Friday, December 23, 2011

Midship cleats?

Whispering Jesse docked at Spring Cove Marina in September 2011
With Whispering Jesse safely slipped at the Delegal Creek Marina in Savannah, my thoughts have turned to boat improvement projects. The list is long, but one of the simpler projects would be to add midship cleats for securing spring lines.

Unlike most modern sailboats, which feature a toe rail mounted around the perimeter of the deck, our 1980 Valiant 40 features a full cap rail. It essentially lowers the deck about six inches below the top level of the hullsides, offering protection from slips as well as a place to stand on the leeward beam when the boat is heeling. There are hawseholes at the bow and stern to accommodate bow and stern cleats for securing dock lines, but there are no hawseholes at the beam, obviously, because the beam is frequently underwater while the boat is underway.
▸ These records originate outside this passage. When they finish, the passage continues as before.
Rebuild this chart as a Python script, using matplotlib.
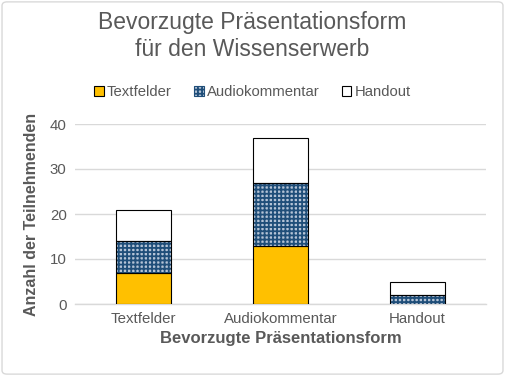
import numpy as np
import matplotlib.pyplot as plt
from matplotlib.patches import FancyBboxPatch, Patch

plt.rcParams['font.family'] = ['Liberation Sans', 'DejaVu Sans']
plt.rcParams['hatch.linewidth'] = 1.3

# Data
categories = ['Textfelder', 'Audiokommentar', 'Handout']
textfelder = [7, 13, 0]
audiokommentar = [7, 14, 2]
handout = [7, 10, 3]

grey = '#595959'
hatch_face = '#b4c3d6'
hatch_col = '#1f4e79'

fig = plt.figure(figsize=(5.05, 3.76), dpi=100)
ax = fig.add_axes([75 / 505, 1 - 304 / 376, 411 / 505, 180 / 376])

x = np.arange(len(categories))
w = 0.4
bottom2 = np.array(textfelder)
bottom3 = bottom2 + np.array(audiokommentar)

ax.bar(x, textfelder, w, color='#ffc000', edgecolor='black', linewidth=0.8, zorder=3)
# hatched series: draw pattern first, then outline
ax.bar(x, audiokommentar, w, bottom=bottom2, color=hatch_face, edgecolor=hatch_col,
       hatch='++++', linewidth=0, zorder=3)
ax.bar(x, audiokommentar, w, bottom=bottom2, fill=False, edgecolor='black', linewidth=0.8, zorder=4)
ax.bar(x, handout, w, bottom=bottom3, color='white', edgecolor='black', linewidth=0.8, zorder=3)

ax.set_xlim(-0.5, 2.5)
ax.set_ylim(0, 40)
ax.set_yticks([0, 10, 20, 30, 40])
ax.set_xticks(x)
ax.set_xticklabels(categories)
ax.yaxis.grid(True, color='#d9d9d9', linewidth=1, zorder=0)
for s in ['top', 'right', 'left']:
    ax.spines[s].set_visible(False)
ax.spines['bottom'].set_color('#d9d9d9')
ax.spines['bottom'].set_linewidth(1)
ax.tick_params(axis='both', length=0, labelsize=10.8, labelcolor=grey, pad=6)

ax.set_xlabel('Bevorzugte Präsentationsform', fontsize=12, fontweight='bold', color=grey, labelpad=3)
ax.set_ylabel('Anzahl der Teilnehmenden', fontsize=11.5, fontweight='bold', color=grey, labelpad=8)

fig.text(0.5, 1 - 36 / 376, 'Bevorzugte Präsentationsform\nfür den Wissenserwerb', ha='center', va='center',
         fontsize=16.5, color=grey, linespacing=1.2)

# legend
handles = [Patch(facecolor='#ffc000', edgecolor='black', linewidth=0.8),
           Patch(facecolor=hatch_face, edgecolor=hatch_col, hatch='++++', linewidth=0.8),
           Patch(facecolor='white', edgecolor='black', linewidth=0.8)]
fig.legend(handles, categories, loc='center', bbox_to_anchor=(0.5, 1 - 92 / 376), ncol=3, frameon=False,
           fontsize=10.7, labelcolor=grey, handlelength=0.65, handleheight=0.65, handletextpad=0.2,
           columnspacing=1.5)

fig.patches.append(FancyBboxPatch((0.004, 0.005), 0.992, 0.99, boxstyle='round,pad=0,rounding_size=0.01',
                                  transform=fig.transFigure, facecolor='none', edgecolor='#d9d9d9', linewidth=1))

fig.savefig('out.png', dpi=100)
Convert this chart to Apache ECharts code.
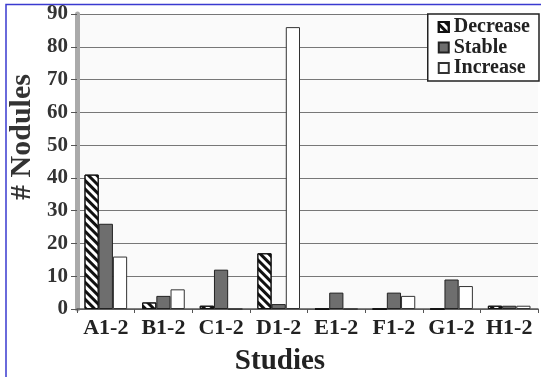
<!DOCTYPE html>
<html><head><meta charset="utf-8">
<script src="https://cdn.jsdelivr.net/npm/echarts@6/dist/echarts.min.js"></script>
<style>html,body{margin:0;padding:0;background:#fff}#c{width:541px;height:377px}</style>
</head><body><div id="c"></div>
<script>
const categories = ['A1-2','B1-2','C1-2','D1-2','E1-2','F1-2','G1-2','H1-2'];
const decrease = [41, 2, 1, 17, 0, 0, 0, 1];
const stable   = [26, 4, 12, 1.5, 5, 5, 9, 1];
const increase = [16, 6, 0, 86, 0, 4, 7, 1];
const yTicks = [0,10,20,30,40,50,60,70,80,90];

const font = 'Liberation Serif';
const chart = echarts.init(document.getElementById('c'));
chart.setOption({
  animation: false,
  backgroundColor: '#fff',
  textStyle: {fontFamily: font},
  grid: {left: 77, right: 3, top: 14, bottom: 68, show: true, backgroundColor: '#fafafa', borderWidth: 0},
  legend: {
    orient: 'vertical', right: 2, top: 14,
    data: ['Decrease','Stable','Increase'],
    backgroundColor: '#fff', borderColor: '#222', borderWidth: 1.5,
    padding: [3, 9, 3, 10], itemGap: 0.5, itemWidth: 10, itemHeight: 10,
    textStyle: {fontFamily: font, fontWeight: 'bold', fontSize: 20, lineHeight: 18, color: '#222'},
    icon: 'rect'
  },
  xAxis: {
    type: 'category', data: categories,
    axisLine: {lineStyle: {color: '#555', width: 1.5}},
    axisTick: {show: true, length: 4, lineStyle: {color: '#555'}},
    axisLabel: {interval: 0, fontFamily: font, fontWeight: 'bold', fontSize: 22, color: '#222', margin: 8}
  },
  yAxis: {
    type: 'value', min: 0, max: 90, interval: 10,
    axisLine: {show: true, lineStyle: {color: '#aaa', width: 5}},
    axisTick: {show: true, length: 6, lineStyle: {color: '#555'}},
    axisLabel: {fontFamily: font, fontWeight: 'bold', fontSize: 21, color: '#333', margin: 9,
      formatter: v => yTicks.includes(v) ? String(v) : ''},
    splitLine: {lineStyle: {color: '#777', width: 1.2}}
  },
  graphic: [
    {type: 'text', x: 22, y: 137, rotation: Math.PI/2,
     style: {text: '# Nodules', fontFamily: font, fontWeight: 'bold', fontSize: 30, fill: '#333',
       textAlign: 'center', textVerticalAlign: 'middle'}},
    {type: 'text', x: 280, y: 362,
     style: {text: 'Studies', fontFamily: font, fontWeight: 'bold', fontSize: 29, fill: '#222',
       textAlign: 'center', textVerticalAlign: 'middle'}},
    {type: 'polyline', shape: {points: [[6, 377], [6, 4.5], [541, 4.5]]},
     style: {stroke: '#3a3ad0', lineWidth: 1.5, fill: null}}
  ],
  series: [
    {name: 'Decrease', type: 'bar', data: decrease, barGap: '0%', barCategoryGap: '26%',
     itemStyle: {color: '#fff', borderColor: '#111', borderWidth: 1,
       decal: {color: '#111', dashArrayX: [1, 0], dashArrayY: [3, 3], rotation: Math.PI/4, symbol: 'rect'}}},
    {name: 'Stable', type: 'bar', data: stable,
     itemStyle: {color: '#6e6e6e', borderColor: '#222', borderWidth: 1}},
    {name: 'Increase', type: 'bar', data: increase,
     itemStyle: {color: '#fff', borderColor: '#333', borderWidth: 1}}
  ]
});
</script></body></html>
Thus, there are no cleats amidship, and spring lines must be rigged from the bow or stern, as shown in the photo above. This is inconvenient for a couple of reasons. In some docking situations, the spring lines end up being excessively long, reducing their effectiveness at holding the boat in place. And because of their position, the spring lines tend to rub against the hull and cause minor damage, especially when they are occasionally dipping into the water, picking up sediment and sea life. Before Mike and I moved Whispering Jesse to an adjacent slip at Delegal Creek Marina the morning after our arrival there, the overnight rubbing of a spring line caused some damage to the boat's adhesive name letters on the port side near the stern. So adding a pair of midship cleats might not be a bad idea.

Stainless steel cleat manufactured by New Found Metals
Searching the Internet, I found that New Found Metals (, the manufacturer of our boat's spiffy new stainless steel portlights, also makes ten-inch stainless steel cleats that look just like our boat's stock ones. I'm thinking they could be attached directly to the cap rails, but I will get advice from a boatyard first. It might be more prudent to mount them to the deck, near the closely-spaced chainplates on either beam, and then also attach chocks on the cap rail to limit chafing.

It's looking like Nan and I will be headed out to Savannah in early April, along with assorted family members, to work on the boat and do some sailing to nearby destinations, perhaps Tybee Island or Hilton Head Island. I will keep you posted on plans for the trip, as well as on other future boat projects.